§ What is required
Write out the listing below in full and exactly, leaving out every picture.

-- Begin --

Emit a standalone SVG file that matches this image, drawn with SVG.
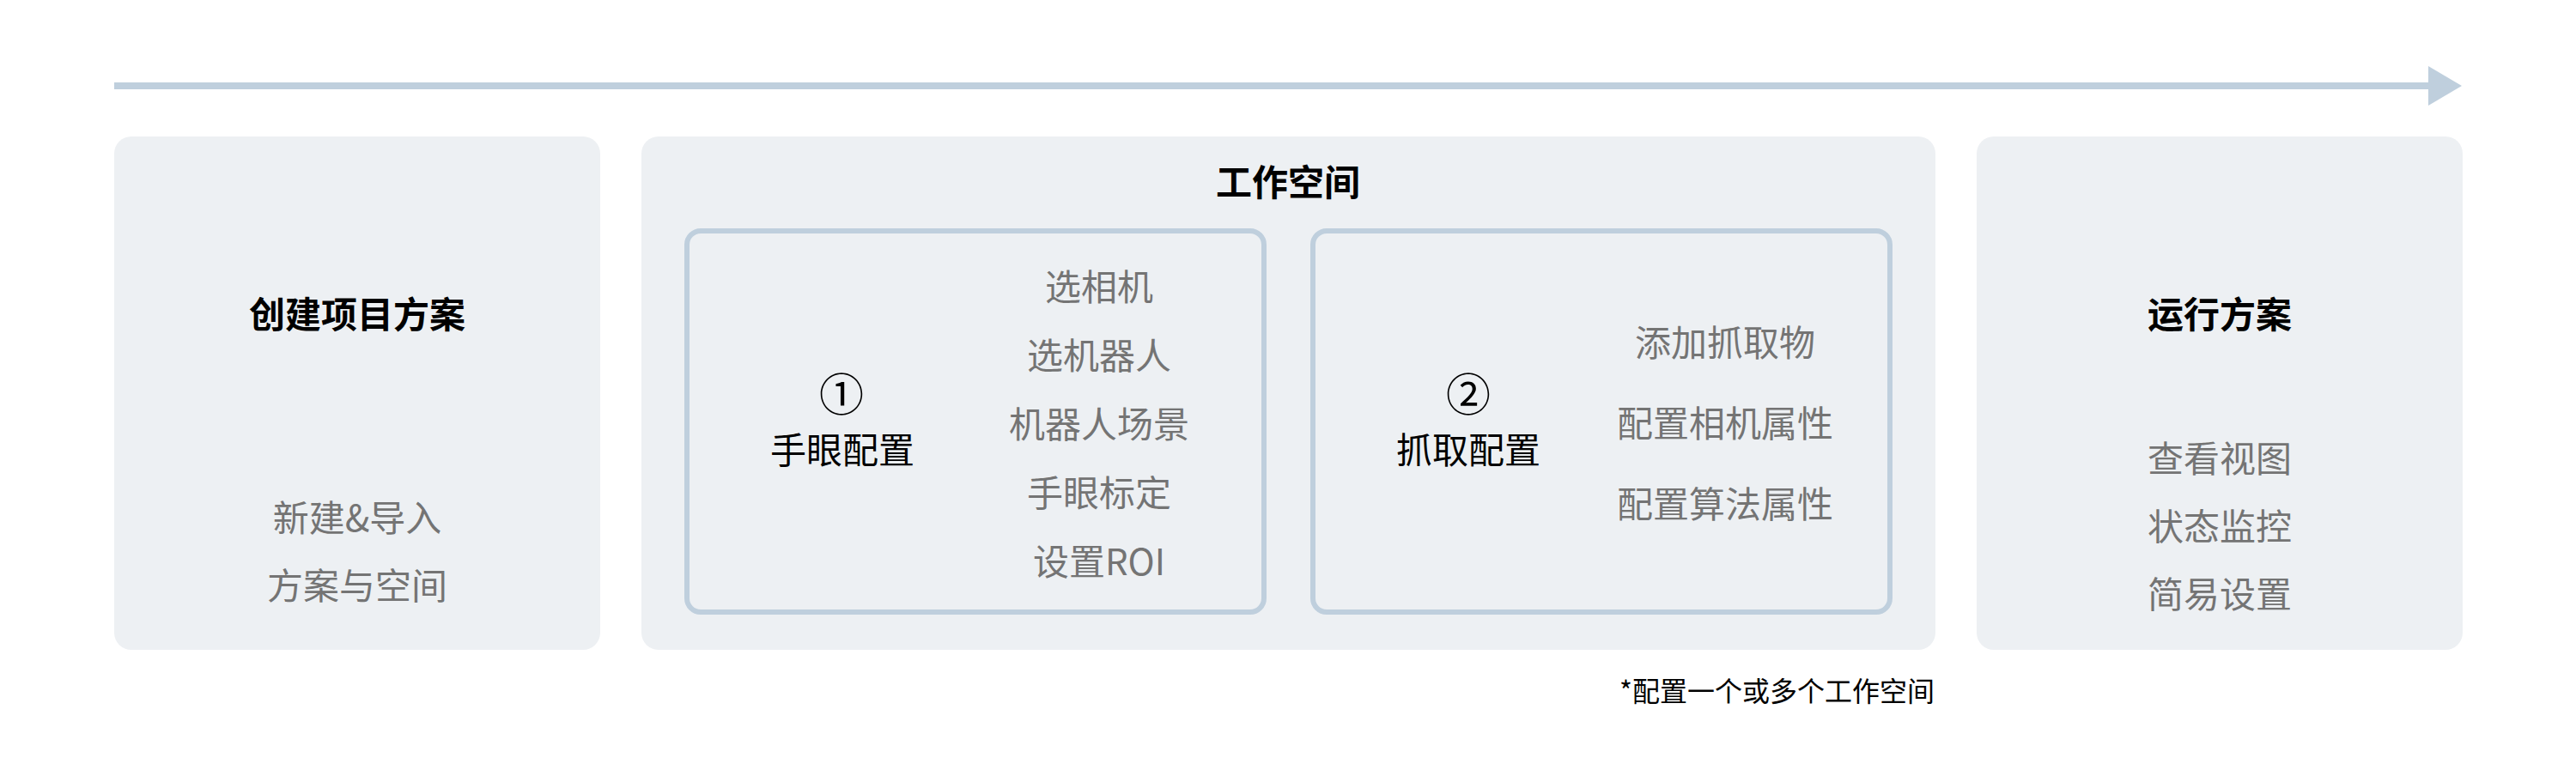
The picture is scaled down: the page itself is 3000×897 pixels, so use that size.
<svg xmlns="http://www.w3.org/2000/svg" width="3000" height="897" viewBox="0 0 3000 897">
  <style>
    .panel { fill: #EDF0F3; }
    .sub { fill: none; stroke: #BFCFDD; stroke-width: 6; }
    .flow { stroke: #BFCFDD; stroke-width: 8; fill: none; }
    text { font-family: "Noto Sans CJK SC", "Noto Sans", sans-serif; text-anchor: middle; dominant-baseline: central; }
    .title { font-size: 42px; font-weight: 700; fill: #000000; }
    .label { font-size: 42px; font-weight: 400; fill: #000000; }
    .num { font-size: 52px; font-weight: 400; fill: #000000; }
    .item { font-size: 42px; font-weight: 400; fill: #747474; }
    .note { font-size: 32px; font-weight: 400; fill: #000000; text-anchor: end; }
  </style>
  <defs>
    <marker id="arrowhead" markerUnits="userSpaceOnUse" viewBox="0 0 39 46" refX="0" refY="23" markerWidth="39" markerHeight="46" orient="auto">
      <path d="M0,0 L39,23 L0,46 Z" fill="#BFCFDD"/>
    </marker>
  </defs>
  <rect width="3000" height="897" fill="#FFFFFF"/>

  <g id="connectors">
    <line class="flow" x1="133" y1="100" x2="2828" y2="100" marker-end="url(#arrowhead)"/>
  </g>

  <g id="create-project">
    <rect class="panel" x="133" y="159" width="566" height="598" rx="20"/>
    <text class="title" x="416" y="363">创建项目方案</text>
    <text class="item" x="416" y="600">新建&amp;导入</text>
    <text class="item" x="416" y="679">方案与空间</text>
  </g>

  <g id="workspace">
    <rect class="panel" x="747" y="159" width="1507" height="598" rx="20"/>
    <text class="title" x="1500" y="209">工作空间</text>
  </g>

  <g id="hand-eye-config">
    <rect class="sub" x="800" y="269" width="672" height="444" rx="16"/>
    <text class="num" x="980" y="456">①</text>
    <text class="label" x="981" y="521">手眼配置</text>
    <text class="item" x="1280" y="331">选相机</text>
    <text class="item" x="1280" y="411">选机器人</text>
    <text class="item" x="1280" y="491">机器人场景</text>
    <text class="item" x="1280" y="571">手眼标定</text>
    <text class="item" x="1280" y="651">设置ROI</text>
  </g>

  <g id="grasp-config">
    <rect class="sub" x="1529" y="269" width="672" height="444" rx="16"/>
    <text class="num" x="1710" y="456">②</text>
    <text class="label" x="1710" y="521">抓取配置</text>
    <text class="item" x="2009" y="396">添加抓取物</text>
    <text class="item" x="2009" y="490">配置相机属性</text>
    <text class="item" x="2009" y="584">配置算法属性</text>
  </g>

  <g id="run-project">
    <rect class="panel" x="2302" y="159" width="566" height="598" rx="20"/>
    <text class="title" x="2585" y="363">运行方案</text>
    <text class="item" x="2585" y="531">查看视图</text>
    <text class="item" x="2585" y="610">状态监控</text>
    <text class="item" x="2585" y="689">简易设置</text>
  </g>

  <g id="footnote">
    <text class="note" x="2253" y="803">*配置一个或多个工作空间</text>
  </g>
</svg>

-- End --

§ Complete response
Emit a standalone SVG file that matches this image, drawn with SVG.
The picture is scaled down: the page itself is 3000×897 pixels, so use that size.
<svg xmlns="http://www.w3.org/2000/svg" width="3000" height="897" viewBox="0 0 3000 897">
  <style>
    .panel { fill: #EDF0F3; }
    .sub { fill: none; stroke: #BFCFDD; stroke-width: 6; }
    .flow { stroke: #BFCFDD; stroke-width: 8; fill: none; }
    text { font-family: "Noto Sans CJK SC", "Noto Sans", sans-serif; text-anchor: middle; dominant-baseline: central; }
    .title { font-size: 42px; font-weight: 700; fill: #000000; }
    .label { font-size: 42px; font-weight: 400; fill: #000000; }
    .num { font-size: 52px; font-weight: 400; fill: #000000; }
    .item { font-size: 42px; font-weight: 400; fill: #747474; }
    .note { font-size: 32px; font-weight: 400; fill: #000000; text-anchor: end; }
  </style>
  <defs>
    <marker id="arrowhead" markerUnits="userSpaceOnUse" viewBox="0 0 39 46" refX="0" refY="23" markerWidth="39" markerHeight="46" orient="auto">
      <path d="M0,0 L39,23 L0,46 Z" fill="#BFCFDD"/>
    </marker>
  </defs>
  <rect width="3000" height="897" fill="#FFFFFF"/>

  <g id="connectors">
    <line class="flow" x1="133" y1="100" x2="2828" y2="100" marker-end="url(#arrowhead)"/>
  </g>

  <g id="create-project">
    <rect class="panel" x="133" y="159" width="566" height="598" rx="20"/>
    <text class="title" x="416" y="363">创建项目方案</text>
    <text class="item" x="416" y="600">新建&amp;导入</text>
    <text class="item" x="416" y="679">方案与空间</text>
  </g>

  <g id="workspace">
    <rect class="panel" x="747" y="159" width="1507" height="598" rx="20"/>
    <text class="title" x="1500" y="209">工作空间</text>
  </g>

  <g id="hand-eye-config">
    <rect class="sub" x="800" y="269" width="672" height="444" rx="16"/>
    <text class="num" x="980" y="456">①</text>
    <text class="label" x="981" y="521">手眼配置</text>
    <text class="item" x="1280" y="331">选相机</text>
    <text class="item" x="1280" y="411">选机器人</text>
    <text class="item" x="1280" y="491">机器人场景</text>
    <text class="item" x="1280" y="571">手眼标定</text>
    <text class="item" x="1280" y="651">设置ROI</text>
  </g>

  <g id="grasp-config">
    <rect class="sub" x="1529" y="269" width="672" height="444" rx="16"/>
    <text class="num" x="1710" y="456">②</text>
    <text class="label" x="1710" y="521">抓取配置</text>
    <text class="item" x="2009" y="396">添加抓取物</text>
    <text class="item" x="2009" y="490">配置相机属性</text>
    <text class="item" x="2009" y="584">配置算法属性</text>
  </g>

  <g id="run-project">
    <rect class="panel" x="2302" y="159" width="566" height="598" rx="20"/>
    <text class="title" x="2585" y="363">运行方案</text>
    <text class="item" x="2585" y="531">查看视图</text>
    <text class="item" x="2585" y="610">状态监控</text>
    <text class="item" x="2585" y="689">简易设置</text>
  </g>

  <g id="footnote">
    <text class="note" x="2253" y="803">*配置一个或多个工作空间</text>
  </g>
</svg>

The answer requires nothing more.